== What needs to be done ==
Include the line with "ax.barh(y - h" and every line before it in the entries below, echoed exactly, but not the pictures.

:: Exercise data ::

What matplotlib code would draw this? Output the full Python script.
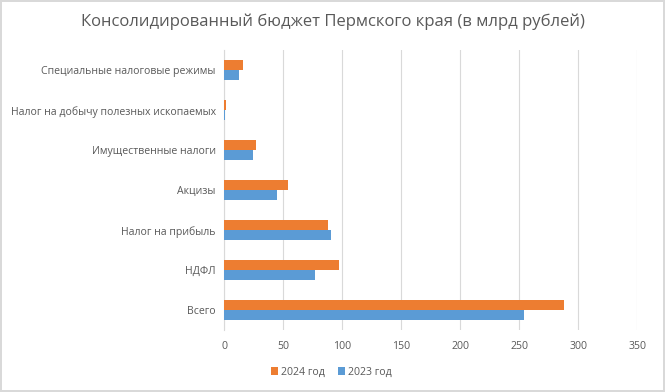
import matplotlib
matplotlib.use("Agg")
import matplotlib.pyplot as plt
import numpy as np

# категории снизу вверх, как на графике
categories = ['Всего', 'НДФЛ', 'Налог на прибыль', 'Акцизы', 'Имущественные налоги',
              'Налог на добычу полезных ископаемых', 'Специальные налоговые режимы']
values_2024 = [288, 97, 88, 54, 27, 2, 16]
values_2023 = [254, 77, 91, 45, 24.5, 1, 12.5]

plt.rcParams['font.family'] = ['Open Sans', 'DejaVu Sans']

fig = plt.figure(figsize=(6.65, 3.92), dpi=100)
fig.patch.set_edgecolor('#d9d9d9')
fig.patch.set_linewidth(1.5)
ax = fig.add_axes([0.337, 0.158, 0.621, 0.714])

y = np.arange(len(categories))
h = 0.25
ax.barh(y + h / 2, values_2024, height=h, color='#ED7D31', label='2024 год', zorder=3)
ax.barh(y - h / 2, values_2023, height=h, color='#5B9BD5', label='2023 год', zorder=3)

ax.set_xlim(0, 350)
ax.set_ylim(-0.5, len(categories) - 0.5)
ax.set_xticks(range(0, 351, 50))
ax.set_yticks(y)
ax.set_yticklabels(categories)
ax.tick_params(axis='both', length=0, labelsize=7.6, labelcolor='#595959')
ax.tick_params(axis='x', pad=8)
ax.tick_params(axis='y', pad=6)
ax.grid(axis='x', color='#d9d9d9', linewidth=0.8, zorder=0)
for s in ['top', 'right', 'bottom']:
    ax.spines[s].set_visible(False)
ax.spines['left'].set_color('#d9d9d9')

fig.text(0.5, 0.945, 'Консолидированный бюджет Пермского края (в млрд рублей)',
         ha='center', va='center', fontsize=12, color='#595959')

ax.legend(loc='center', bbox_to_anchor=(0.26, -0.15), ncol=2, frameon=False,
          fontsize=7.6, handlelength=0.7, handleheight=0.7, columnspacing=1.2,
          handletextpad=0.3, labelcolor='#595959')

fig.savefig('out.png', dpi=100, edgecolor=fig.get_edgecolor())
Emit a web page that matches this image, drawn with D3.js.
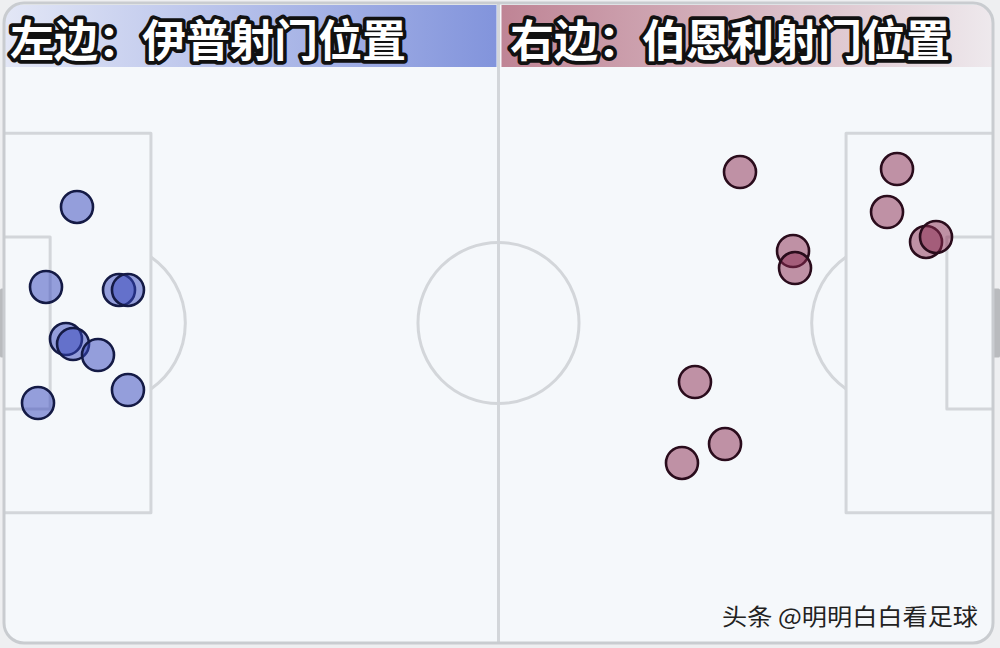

:::

== Reply ==
What matplotlib code would draw this? Output the full Python script.
import matplotlib
matplotlib.use("Agg")
import matplotlib.pyplot as plt
import numpy as np

# категории снизу вверх, как на графике
categories = ['Всего', 'НДФЛ', 'Налог на прибыль', 'Акцизы', 'Имущественные налоги',
              'Налог на добычу полезных ископаемых', 'Специальные налоговые режимы']
values_2024 = [288, 97, 88, 54, 27, 2, 16]
values_2023 = [254, 77, 91, 45, 24.5, 1, 12.5]

plt.rcParams['font.family'] = ['Open Sans', 'DejaVu Sans']

fig = plt.figure(figsize=(6.65, 3.92), dpi=100)
fig.patch.set_edgecolor('#d9d9d9')
fig.patch.set_linewidth(1.5)
ax = fig.add_axes([0.337, 0.158, 0.621, 0.714])

y = np.arange(len(categories))
h = 0.25
ax.barh(y + h / 2, values_2024, height=h, color='#ED7D31', label='2024 год', zorder=3)
ax.barh(y - h / 2, values_2023, height=h, color='#5B9BD5', label='2023 год', zorder=3)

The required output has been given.